## EXERCISE DESCRIPTION
The lines to extract run from the first line of the material below to the line containing "fig = go.Figure()", both included; leave the pictures behind.

· · ·

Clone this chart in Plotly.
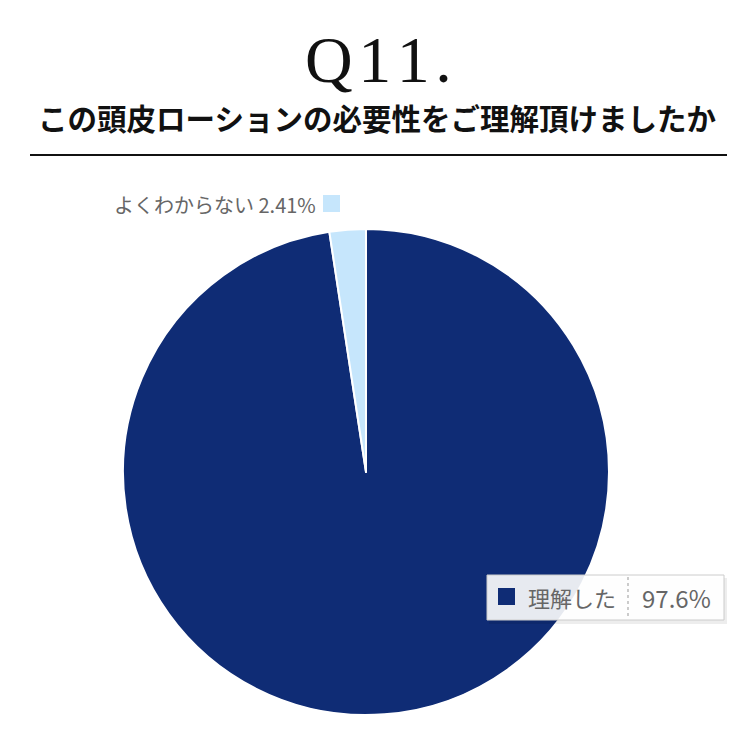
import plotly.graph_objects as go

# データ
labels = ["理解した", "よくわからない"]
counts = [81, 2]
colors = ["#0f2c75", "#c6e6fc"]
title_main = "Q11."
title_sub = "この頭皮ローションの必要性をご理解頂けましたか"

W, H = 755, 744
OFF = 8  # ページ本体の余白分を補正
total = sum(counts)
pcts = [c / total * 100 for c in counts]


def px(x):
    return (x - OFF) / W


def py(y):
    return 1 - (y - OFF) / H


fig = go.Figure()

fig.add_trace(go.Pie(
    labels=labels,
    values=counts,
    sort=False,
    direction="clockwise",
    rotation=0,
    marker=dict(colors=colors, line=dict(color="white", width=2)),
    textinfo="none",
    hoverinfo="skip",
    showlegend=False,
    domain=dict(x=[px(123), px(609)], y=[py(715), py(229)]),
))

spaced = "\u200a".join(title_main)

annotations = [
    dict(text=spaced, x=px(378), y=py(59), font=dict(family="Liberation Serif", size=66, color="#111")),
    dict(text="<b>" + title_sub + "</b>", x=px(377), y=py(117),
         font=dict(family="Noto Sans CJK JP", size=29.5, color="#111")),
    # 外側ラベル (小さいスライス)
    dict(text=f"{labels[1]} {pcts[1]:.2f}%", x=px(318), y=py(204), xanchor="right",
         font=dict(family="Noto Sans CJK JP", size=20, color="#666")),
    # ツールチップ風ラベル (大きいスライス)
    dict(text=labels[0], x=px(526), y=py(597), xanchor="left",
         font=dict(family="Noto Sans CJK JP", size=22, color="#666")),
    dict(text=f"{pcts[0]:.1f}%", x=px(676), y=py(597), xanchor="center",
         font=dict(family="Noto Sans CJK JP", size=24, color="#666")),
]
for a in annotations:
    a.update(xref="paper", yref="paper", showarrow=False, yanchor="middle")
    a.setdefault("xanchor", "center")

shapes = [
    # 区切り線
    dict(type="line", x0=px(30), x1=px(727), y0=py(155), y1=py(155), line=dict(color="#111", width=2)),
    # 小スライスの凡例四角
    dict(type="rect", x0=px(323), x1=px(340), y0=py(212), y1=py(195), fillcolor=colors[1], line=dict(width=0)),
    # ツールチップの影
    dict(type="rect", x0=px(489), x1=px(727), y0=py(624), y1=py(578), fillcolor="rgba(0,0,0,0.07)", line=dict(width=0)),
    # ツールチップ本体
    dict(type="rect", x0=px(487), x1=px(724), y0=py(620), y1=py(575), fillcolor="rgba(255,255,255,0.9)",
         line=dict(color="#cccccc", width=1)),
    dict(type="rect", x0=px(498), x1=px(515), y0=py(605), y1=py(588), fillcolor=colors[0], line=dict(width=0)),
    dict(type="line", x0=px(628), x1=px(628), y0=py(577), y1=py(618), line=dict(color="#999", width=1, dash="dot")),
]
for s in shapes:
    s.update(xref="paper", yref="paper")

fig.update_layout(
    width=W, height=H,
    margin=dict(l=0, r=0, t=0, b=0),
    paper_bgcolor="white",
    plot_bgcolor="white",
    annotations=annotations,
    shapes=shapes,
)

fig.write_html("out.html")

· · ·

## EXERCISE RESULT
Clone this chart in Plotly.
import plotly.graph_objects as go

# データ
labels = ["理解した", "よくわからない"]
counts = [81, 2]
colors = ["#0f2c75", "#c6e6fc"]
title_main = "Q11."
title_sub = "この頭皮ローションの必要性をご理解頂けましたか"

W, H = 755, 744
OFF = 8  # ページ本体の余白分を補正
total = sum(counts)
pcts = [c / total * 100 for c in counts]


def px(x):
    return (x - OFF) / W


def py(y):
    return 1 - (y - OFF) / H


fig = go.Figure()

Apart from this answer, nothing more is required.